With all of these — race, gender, sexual preference and introversion/extroversion — striving for diversity is about combining different worldviews, experiences and backgrounds, not about diluting the combination of those into one big soup. So, knowing that all of these diversity issues, but perhaps introversion even more, can involve long haul transitions, what can help introverted business leaders — right now — to leverage their natural ways in developing their careers and sharing their wisdom?

Enter Social Media

The way I see it, the power in using social media well may prove to be a bigger bonus for introverted leaders than the traditionally extroverted ones (who may more naturally use social media, but with less intention). If introverts value authenticity and getting to know a few people well versus collecting a lot of acquaintances and knowing them not-so-well; and, if they are a bit more strategic in how they use their time, getting comfortable using social media can truly forward the values, wisdom and causes of leaders who happen to be somewhere along the more “quiet” spectrum. The tools and tips are out there for everyone, but business leading introverts should have more motivation to get comfortable and savvy with the practice of social media engagement. They have to counter a culture, as it were. And, engaging with social media helps us introverts build trusted connections and have deeper conversations, even with the limited amount of time we can be “out there” online or off.

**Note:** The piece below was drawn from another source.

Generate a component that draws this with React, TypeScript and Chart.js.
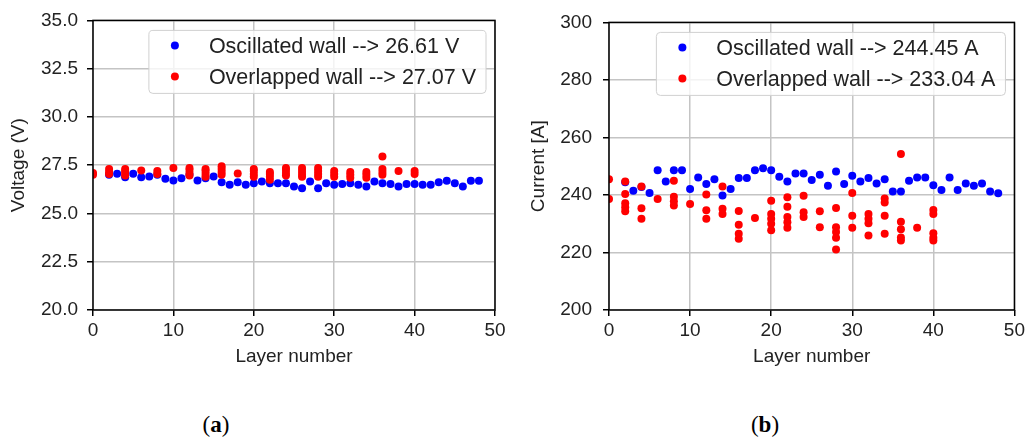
import React, { useEffect, useRef } from 'react';
import { Chart, registerables } from 'chart.js';
Chart.register(...registerables);

// ---------- data ----------
const oscillatedLayers = [2, 3, 4, 5, 6, 7, 8, 9, 10, 11, 12, 13, 14, 15, 16, 17, 18, 19, 20, 21, 22, 23, 24, 25, 26, 27, 28, 29, 30, 31, 32, 33, 34, 35, 36, 37, 38, 39, 40, 41, 42, 43, 44, 45, 46, 47, 48];
const oscillatedVoltage = [27.0, 27.06, 26.88, 27.06, 26.88, 26.92, 27.0, 26.8, 26.71, 26.83, 27.0, 26.71, 26.83, 26.92, 26.62, 26.49, 26.62, 26.49, 26.57, 26.66, 26.57, 26.57, 26.57, 26.4, 26.31, 26.66, 26.31, 26.57, 26.49, 26.52, 26.57, 26.49, 26.4, 26.66, 26.57, 26.52, 26.4, 26.52, 26.52, 26.49, 26.49, 26.62, 26.69, 26.57, 26.4, 26.69, 26.69];
const oscillatedCurrent = [244.4, 241.5, 242.8, 240.7, 248.6, 244.7, 248.6, 248.6, 242.1, 246.1, 243.8, 245.5, 239.8, 242.1, 245.9, 245.9, 248.6, 249.3, 248.6, 246.3, 244.7, 247.5, 247.5, 245.2, 247.0, 243.2, 248.2, 243.8, 246.7, 244.7, 245.9, 244.0, 245.5, 241.2, 241.2, 244.9, 246.1, 246.1, 243.4, 241.7, 246.1, 241.7, 244.0, 243.2, 244.0, 241.2, 240.6];

const overlappedLayers = [0, 2, 4, 6, 8, 10, 12, 14, 16, 18, 20, 22, 24, 26, 28, 30, 32, 34, 36, 38, 40];
const overlappedVoltage = [
  [27.0, 27.1],
  [27.05, 27.15, 27.3],
  [26.97, 27.1, 27.2, 27.3],
  [27.22],
  [27.05, 27.2],
  [27.36],
  [26.97, 27.1, 27.25, 27.35],
  [26.9, 27.05, 27.2, 27.3],
  [27.0, 27.15, 27.3, 27.45],
  [27.07],
  [26.9, 27.05, 27.2, 27.3],
  [26.75, 26.9, 27.05, 27.15],
  [26.97, 27.1, 27.25, 27.35],
  [26.9, 27.05, 27.2, 27.35],
  [26.9, 27.05, 27.2, 27.35],
  [26.9, 27.05, 27.2],
  [26.85, 27.0, 27.15],
  [26.85, 27.0, 27.15],
  [27.95, 27.0, 27.15, 27.3],
  [27.2],
  [27.05, 27.2],
];
const overlappedCurrent = [
  [245.5, 238.6],
  [244.7, 240.3, 237.1, 235.7, 234.3],
  [242.9, 235.4, 231.7],
  [238.6],
  [244.9, 239.4, 237.8, 236.3],
  [236.9],
  [240.2, 234.7, 231.7],
  [242.9, 235.2, 233.4],
  [234.4, 229.6, 226.5, 224.8],
  [232.0],
  [238.0, 233.4, 231.7, 230.0, 227.7],
  [239.2, 235.9, 232.3, 230.5, 228.6],
  [239.7, 234.0, 232.3],
  [234.3, 228.8],
  [235.5, 228.8, 227.1, 225.1, 221.0],
  [240.7, 232.8, 228.6],
  [233.4, 231.7, 230.2, 225.9],
  [238.8, 237.4, 232.8, 226.5],
  [254.2, 230.7, 228.1, 225.2, 224.2],
  [228.6],
  [234.8, 233.4, 226.7, 225.1, 224.2],
];

const layerTicks = [0, 10, 20, 30, 40, 50];
const voltageTicks = [20, 22.5, 25, 27.5, 30, 32.5, 35];
const currentTicks = [200, 220, 240, 260, 280, 300];

const voltageLabels = ['Oscillated wall --> 26.61 V', 'Overlapped wall --> 27.07 V'];
const currentLabels = ['Oscillated wall --> 244.45 A', 'Overlapped wall --> 233.04 A'];

const BLUE = '#0000ff';
const RED = '#ff0000';
const FONT = "'Liberation Sans', Arial, Helvetica, sans-serif";

function pairs(xs: number[], ys: number[]) {
  return xs.map((x, i) => ({ x, y: ys[i] }));
}
function stacks(xs: number[], groups: number[][]) {
  const out: { x: number; y: number }[] = [];
  xs.forEach((x, i) => groups[i].forEach((y) => out.push({ x, y })));
  return out;
}

const framePlugin = {
  id: 'mplFrame',
  afterDatasetsDraw(chart: any) {
    const { ctx, chartArea } = chart;
    const { left, top, right, bottom } = chartArea;
    ctx.save();
    ctx.strokeStyle = '#000';
    ctx.lineWidth = 1.5;
    ctx.strokeRect(left, top, right - left, bottom - top);
    ctx.restore();
  },
};

const legendPlugin = {
  id: 'mplLegend',
  afterDraw(chart: any) {
    const { ctx, chartArea } = chart;
    const ds = [chart.data.datasets[1], chart.data.datasets[0]]; // blue then red
    ctx.save();
    ctx.font = `21.5px ${FONT}`;
    const maxW = Math.max(...ds.map((d: any) => ctx.measureText(d.label).width));
    const w = 26 + 34 + maxW + 10;
    const h = 63;
    const x = chartArea.right - 9 - w;
    const y = chartArea.top + 10;
    const r = 4;
    ctx.beginPath();
    ctx.moveTo(x + r, y);
    ctx.lineTo(x + w - r, y);
    ctx.arcTo(x + w, y, x + w, y + r, r);
    ctx.lineTo(x + w, y + h - r);
    ctx.arcTo(x + w, y + h, x + w - r, y + h, r);
    ctx.lineTo(x + r, y + h);
    ctx.arcTo(x, y + h, x, y + h - r, r);
    ctx.lineTo(x, y + r);
    ctx.arcTo(x, y, x + r, y, r);
    ctx.closePath();
    ctx.fillStyle = 'rgba(255,255,255,0.8)';
    ctx.fill();
    ctx.strokeStyle = '#d0d0d0';
    ctx.lineWidth = 1;
    ctx.stroke();
    const rows = [15, 46];
    ds.forEach((d: any, i: number) => {
      const cy = y + rows[i];
      ctx.beginPath();
      ctx.arc(x + 26, cy, 4, 0, Math.PI * 2);
      ctx.fillStyle = d.backgroundColor;
      ctx.fill();
      ctx.fillStyle = '#222';
      ctx.textBaseline = 'alphabetic';
      ctx.textAlign = 'left';
      ctx.fillText(d.label, x + 60, cy + 7.7);
    });
    ctx.restore();
  },
};

function makeConfig(opts: {
  blue: { x: number; y: number }[];
  red: { x: number; y: number }[];
  labels: string[];
  yTicks: number[];
  yTitle: string;
  yWidth: number;
  yTitlePad: number;
  yTickPad: number;
  rightPad: number;
  decimals: number;
}): any {
  return {
    type: 'scatter',
    data: {
      datasets: [
        {
          label: opts.labels[1],
          data: opts.red,
          backgroundColor: RED,
          borderWidth: 0,
          pointRadius: 4,
          clip: 0,
          order: 1,
        },
        {
          label: opts.labels[0],
          data: opts.blue,
          backgroundColor: BLUE,
          borderWidth: 0,
          pointRadius: 4,
          clip: 0,
          order: 2,
        },
      ],
    },
    options: {
      responsive: false,
      animation: false,
      events: [],
      layout: { padding: { left: 0, top: 20, right: opts.rightPad, bottom: 4 } },
      plugins: { legend: { display: false }, tooltip: { enabled: false } },
      scales: {
        x: {
          type: 'linear',
          min: 0,
          max: 50,
          afterBuildTicks: (s: any) => {
            s.ticks = layerTicks.map((v) => ({ value: v }));
          },
          afterFit: (s: any) => {
            s.height = 58;
          },
          grid: { color: '#c4c4c4', lineWidth: 1.5, tickColor: '#000', tickWidth: 1.5, tickLength: 6 },
          border: { display: false },
          ticks: {
            color: '#222',
            font: { family: FONT, size: 19 },
            padding: 3,
            maxRotation: 0,
            callback: (v: any) => String(v),
          },
          title: {
            display: true,
            text: 'Layer number',
            color: '#222',
            font: { family: FONT, size: 19 },
            padding: { top: 0, bottom: 0 },
          },
        },
        y: {
          type: 'linear',
          min: opts.yTicks[0],
          max: opts.yTicks[opts.yTicks.length - 1],
          afterBuildTicks: (s: any) => {
            s.ticks = opts.yTicks.map((v) => ({ value: v }));
          },
          afterFit: (s: any) => {
            s.width = opts.yWidth;
          },
          grid: { color: '#c4c4c4', lineWidth: 1.5, tickColor: '#000', tickWidth: 1.5, tickLength: 6 },
          border: { display: false },
          ticks: {
            color: '#222',
            font: { family: FONT, size: 19 },
            padding: opts.yTickPad,
            callback: (v: any) => Number(v).toFixed(opts.decimals),
          },
          title: {
            display: true,
            text: opts.yTitle,
            color: '#222',
            font: { family: FONT, size: 19 },
            padding: { top: opts.yTitlePad, bottom: 0 },
          },
        },
      },
    },
    plugins: [framePlugin, legendPlugin],
  };
}

function Panel(props: { config: any; left: number }) {
  const ref = useRef<HTMLCanvasElement | null>(null);
  useEffect(() => {
    if (!ref.current) return;
    const chart = new Chart(ref.current, props.config);
    return () => chart.destroy();
  }, []);
  return (
    <canvas
      ref={ref}
      width={514}
      height={372}
      style={{ position: 'absolute', left: props.left, top: 0, width: 514, height: 372 }}
    />
  );
}

const voltageConfig = makeConfig({
  blue: pairs(oscillatedLayers, oscillatedVoltage),
  red: stacks(overlappedLayers, overlappedVoltage),
  labels: voltageLabels,
  yTicks: voltageTicks,
  yTitle: 'Voltage (V)',
  yWidth: 93,
  yTitlePad: 7,
  yTickPad: 9,
  rightPad: 19,
  decimals: 1,
});

const currentConfig = makeConfig({
  blue: pairs(oscillatedLayers, oscillatedCurrent),
  red: stacks(overlappedLayers, overlappedCurrent),
  labels: currentLabels,
  yTicks: currentTicks,
  yTitle: 'Current [A]',
  yWidth: 95,
  yTitlePad: 13,
  yTickPad: 11,
  rightPad: 11,
  decimals: 0,
});

const captionStyle: React.CSSProperties = {
  position: 'absolute',
  top: 411,
  width: 100,
  textAlign: 'center',
  fontFamily: "'Liberation Serif', 'DejaVu Serif', serif",
  fontSize: 23,
  lineHeight: '28px',
  color: '#000',
};

export default function App() {
  return (
    <div style={{ position: 'absolute', left: 0, top: 0, width: 1028, height: 441, background: '#fff', overflow: 'hidden' }}>
      <Panel config={voltageConfig} left={0} />
      <Panel config={currentConfig} left={514} />
      <div style={{ ...captionStyle, left: 216 - 50 }}>
        (<b>a</b>)
      </div>
      <div style={{ ...captionStyle, left: 765 - 50 }}>
        (<b>b</b>)
      </div>
    </div>
  );
}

Whether introvert or extrovert, by using social media, you can more intentionally:

  • Create and manage expectations of when and how long you will be “on” any particular network
  • Engage when you are on a network, and not be blindsided/interrupted when you prefer to be “off”
  • Build trust through intimate one-on-one relationships
  • Decide which conversations to join
  • Plan for purposeful real-life meetings/engagement at conferences
  • Focus in on exactly the topics that most energize you (and that you have the most to contribute to)
  • Walk away from it altogether whenever you need down time
  • Create and curate content and conversations that have personal meaning or business value

Energy-sapping things introverts can avoid by using social media:

  • Having to be out and about – in real life – too much
  • Superficial conversations
  • Spending time on topics that don’t forward the learning/growth you seek
  • Building followers for the sake of the number
  • Trying to be more “social” as an obligation

Hmmm… Wouldn’t that sound great to anyone – introvert or extrovert (or anywhere in between)?

Ultimately, social media engagement is an amazingly powerful and rewarding way to build powerful and authentic social capital.

The Introvert’s Advantage

Introversion is not about being aloof or anti-social, even if it may sometimes appear that way (as per the continuing perception of President Obama). It is about knowing where your energy is, how and when to tap it, and how you can best manage that flow between “on” and “off.”

Learning to use social media effectively will help anyone to be more authentic, to waste less precious business-day time and to tend the more meaningful exchanges and information sources toward doing their best work. While any leader should see it as a powerful tool, introverted leaders can put social media to use to balance their perceived weaknesses. In that, managing introversion becomes an absolute strength.